Output exactly the lines from the line containing "Emit a Python" through the line containing "from matplotlib.patches import Rectangle", inclusive, and omit any pictures.

Records supplied:

— BEGIN —

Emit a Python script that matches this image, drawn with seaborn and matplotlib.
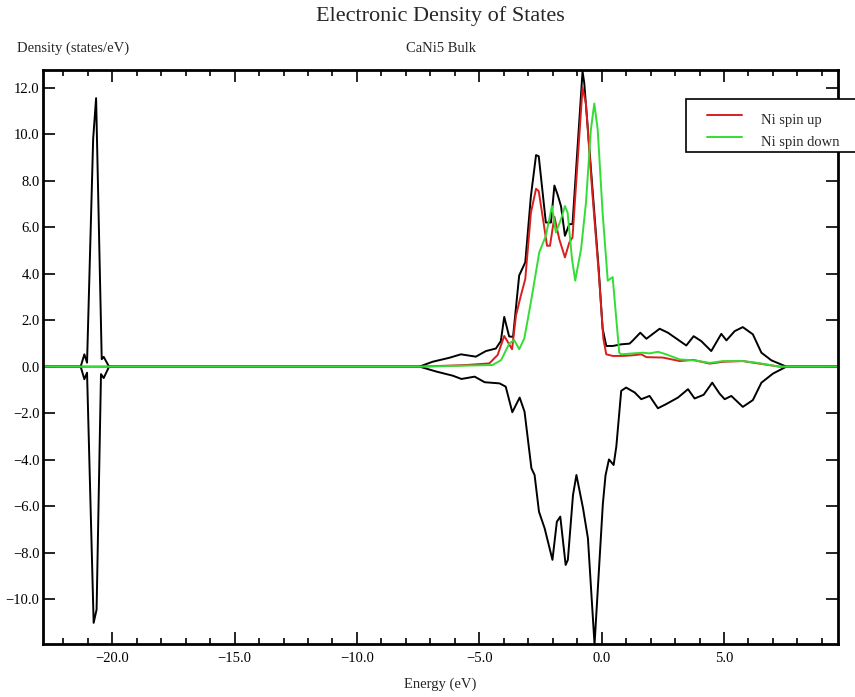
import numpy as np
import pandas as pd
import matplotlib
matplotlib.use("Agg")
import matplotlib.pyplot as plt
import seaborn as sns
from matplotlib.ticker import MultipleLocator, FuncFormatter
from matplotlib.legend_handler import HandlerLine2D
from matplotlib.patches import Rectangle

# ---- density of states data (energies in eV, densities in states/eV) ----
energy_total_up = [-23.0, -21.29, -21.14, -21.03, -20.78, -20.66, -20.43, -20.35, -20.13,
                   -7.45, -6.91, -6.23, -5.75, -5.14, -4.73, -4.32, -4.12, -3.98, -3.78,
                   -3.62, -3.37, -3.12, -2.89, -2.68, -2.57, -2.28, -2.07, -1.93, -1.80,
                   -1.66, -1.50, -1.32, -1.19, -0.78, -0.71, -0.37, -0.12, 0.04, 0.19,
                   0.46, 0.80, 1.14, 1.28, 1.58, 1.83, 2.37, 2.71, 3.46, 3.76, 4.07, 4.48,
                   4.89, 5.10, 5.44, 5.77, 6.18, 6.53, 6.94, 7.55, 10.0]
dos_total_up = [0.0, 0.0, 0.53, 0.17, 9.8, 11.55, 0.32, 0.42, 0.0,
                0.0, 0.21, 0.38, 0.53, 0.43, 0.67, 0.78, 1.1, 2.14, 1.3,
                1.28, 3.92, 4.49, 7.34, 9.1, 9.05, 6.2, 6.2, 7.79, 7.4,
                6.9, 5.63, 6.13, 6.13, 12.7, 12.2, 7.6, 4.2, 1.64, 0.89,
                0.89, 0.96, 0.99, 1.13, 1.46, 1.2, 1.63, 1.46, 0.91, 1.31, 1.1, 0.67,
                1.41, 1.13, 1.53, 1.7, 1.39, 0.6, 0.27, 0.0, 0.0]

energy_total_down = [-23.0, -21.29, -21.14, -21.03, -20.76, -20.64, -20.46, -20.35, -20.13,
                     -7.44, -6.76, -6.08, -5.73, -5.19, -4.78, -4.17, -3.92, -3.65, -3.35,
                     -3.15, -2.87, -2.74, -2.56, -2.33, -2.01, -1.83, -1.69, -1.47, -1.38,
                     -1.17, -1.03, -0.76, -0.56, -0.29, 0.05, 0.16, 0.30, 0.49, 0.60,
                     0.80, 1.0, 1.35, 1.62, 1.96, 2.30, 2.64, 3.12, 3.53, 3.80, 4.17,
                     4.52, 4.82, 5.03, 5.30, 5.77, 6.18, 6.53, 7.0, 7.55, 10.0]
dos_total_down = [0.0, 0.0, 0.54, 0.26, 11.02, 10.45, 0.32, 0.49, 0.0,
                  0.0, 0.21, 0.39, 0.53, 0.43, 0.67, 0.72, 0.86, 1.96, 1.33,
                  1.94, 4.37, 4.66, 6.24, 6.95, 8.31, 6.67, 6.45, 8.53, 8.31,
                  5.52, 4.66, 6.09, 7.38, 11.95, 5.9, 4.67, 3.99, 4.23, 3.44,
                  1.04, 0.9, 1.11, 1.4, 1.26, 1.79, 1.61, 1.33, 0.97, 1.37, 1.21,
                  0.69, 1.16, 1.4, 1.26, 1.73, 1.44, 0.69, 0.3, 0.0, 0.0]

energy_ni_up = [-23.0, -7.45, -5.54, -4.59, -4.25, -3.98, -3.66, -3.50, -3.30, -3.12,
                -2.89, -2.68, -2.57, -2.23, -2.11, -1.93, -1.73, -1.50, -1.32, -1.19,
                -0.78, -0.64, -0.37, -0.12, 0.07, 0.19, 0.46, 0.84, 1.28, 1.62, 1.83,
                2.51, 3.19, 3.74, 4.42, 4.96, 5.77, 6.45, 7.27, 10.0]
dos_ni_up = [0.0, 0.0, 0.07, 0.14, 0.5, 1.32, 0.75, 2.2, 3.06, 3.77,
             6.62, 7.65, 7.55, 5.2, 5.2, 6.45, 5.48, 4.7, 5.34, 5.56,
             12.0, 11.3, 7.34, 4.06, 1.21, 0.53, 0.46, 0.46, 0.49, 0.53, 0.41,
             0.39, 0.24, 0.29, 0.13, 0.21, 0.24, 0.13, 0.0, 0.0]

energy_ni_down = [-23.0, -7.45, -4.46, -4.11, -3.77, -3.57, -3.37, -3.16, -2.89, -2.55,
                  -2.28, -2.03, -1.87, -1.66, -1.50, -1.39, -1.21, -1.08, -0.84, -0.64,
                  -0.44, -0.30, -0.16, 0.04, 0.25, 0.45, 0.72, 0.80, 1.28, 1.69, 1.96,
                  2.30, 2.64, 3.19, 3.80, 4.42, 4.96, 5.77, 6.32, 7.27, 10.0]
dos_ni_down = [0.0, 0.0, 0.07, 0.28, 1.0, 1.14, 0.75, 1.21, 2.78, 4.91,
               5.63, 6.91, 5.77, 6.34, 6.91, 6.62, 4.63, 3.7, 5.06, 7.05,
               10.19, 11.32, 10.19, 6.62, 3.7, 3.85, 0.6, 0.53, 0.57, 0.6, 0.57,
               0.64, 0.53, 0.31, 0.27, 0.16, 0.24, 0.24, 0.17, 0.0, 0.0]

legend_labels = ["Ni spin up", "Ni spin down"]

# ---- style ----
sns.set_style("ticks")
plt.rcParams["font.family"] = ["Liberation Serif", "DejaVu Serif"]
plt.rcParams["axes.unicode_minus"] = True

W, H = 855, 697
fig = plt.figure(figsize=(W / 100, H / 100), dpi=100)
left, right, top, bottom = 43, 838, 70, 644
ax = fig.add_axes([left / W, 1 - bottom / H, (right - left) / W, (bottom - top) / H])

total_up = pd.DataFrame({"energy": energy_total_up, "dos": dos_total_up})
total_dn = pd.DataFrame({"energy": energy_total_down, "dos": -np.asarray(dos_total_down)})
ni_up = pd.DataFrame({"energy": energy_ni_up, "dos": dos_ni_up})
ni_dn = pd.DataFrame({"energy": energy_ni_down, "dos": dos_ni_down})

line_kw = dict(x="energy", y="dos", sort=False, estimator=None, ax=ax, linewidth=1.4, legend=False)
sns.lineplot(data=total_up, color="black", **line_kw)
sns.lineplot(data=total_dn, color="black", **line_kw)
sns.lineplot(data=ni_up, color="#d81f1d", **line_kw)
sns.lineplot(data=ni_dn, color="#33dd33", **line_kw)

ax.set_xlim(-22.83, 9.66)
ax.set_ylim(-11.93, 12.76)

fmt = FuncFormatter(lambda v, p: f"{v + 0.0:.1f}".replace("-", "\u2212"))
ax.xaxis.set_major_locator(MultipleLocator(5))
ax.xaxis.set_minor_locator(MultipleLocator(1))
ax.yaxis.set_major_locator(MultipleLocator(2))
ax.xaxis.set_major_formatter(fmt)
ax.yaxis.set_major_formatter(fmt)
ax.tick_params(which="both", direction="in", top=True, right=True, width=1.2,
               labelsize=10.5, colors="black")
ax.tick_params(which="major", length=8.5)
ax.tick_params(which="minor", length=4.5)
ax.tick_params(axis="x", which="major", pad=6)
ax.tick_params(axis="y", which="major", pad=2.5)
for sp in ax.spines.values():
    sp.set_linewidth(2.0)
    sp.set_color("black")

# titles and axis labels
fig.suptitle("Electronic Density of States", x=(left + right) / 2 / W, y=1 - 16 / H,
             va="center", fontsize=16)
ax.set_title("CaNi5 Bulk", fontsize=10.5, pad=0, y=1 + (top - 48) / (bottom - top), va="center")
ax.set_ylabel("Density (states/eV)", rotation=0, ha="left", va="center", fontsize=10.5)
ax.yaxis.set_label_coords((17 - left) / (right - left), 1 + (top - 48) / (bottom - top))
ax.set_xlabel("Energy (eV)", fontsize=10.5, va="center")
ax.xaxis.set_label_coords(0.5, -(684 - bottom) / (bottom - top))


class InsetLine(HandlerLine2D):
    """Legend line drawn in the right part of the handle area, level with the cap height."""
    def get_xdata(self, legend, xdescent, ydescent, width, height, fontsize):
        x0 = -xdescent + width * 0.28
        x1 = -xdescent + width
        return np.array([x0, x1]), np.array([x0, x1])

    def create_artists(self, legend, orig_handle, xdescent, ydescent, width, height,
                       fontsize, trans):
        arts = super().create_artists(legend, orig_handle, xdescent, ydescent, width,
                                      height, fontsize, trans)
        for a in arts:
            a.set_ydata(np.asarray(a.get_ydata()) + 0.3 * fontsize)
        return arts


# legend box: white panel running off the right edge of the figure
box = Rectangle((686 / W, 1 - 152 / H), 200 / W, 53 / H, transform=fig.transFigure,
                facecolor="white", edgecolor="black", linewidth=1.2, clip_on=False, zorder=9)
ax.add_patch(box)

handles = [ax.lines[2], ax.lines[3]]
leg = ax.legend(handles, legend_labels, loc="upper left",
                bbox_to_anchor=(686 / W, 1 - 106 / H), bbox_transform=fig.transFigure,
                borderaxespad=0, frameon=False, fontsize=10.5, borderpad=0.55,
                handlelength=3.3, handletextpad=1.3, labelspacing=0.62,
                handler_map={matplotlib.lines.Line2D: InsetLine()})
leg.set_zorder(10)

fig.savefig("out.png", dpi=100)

— END —
— BEGIN —

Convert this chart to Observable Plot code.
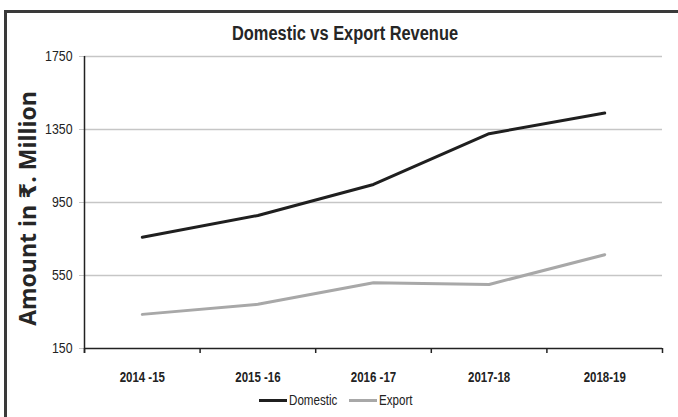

— END —

Exercise result:
Emit a Python script that matches this image, drawn with seaborn and matplotlib.
import numpy as np
import pandas as pd
import matplotlib
matplotlib.use("Agg")
import matplotlib.pyplot as plt
import seaborn as sns
from matplotlib.ticker import MultipleLocator, FuncFormatter
from matplotlib.legend_handler import HandlerLine2D
from matplotlib.patches import Rectangle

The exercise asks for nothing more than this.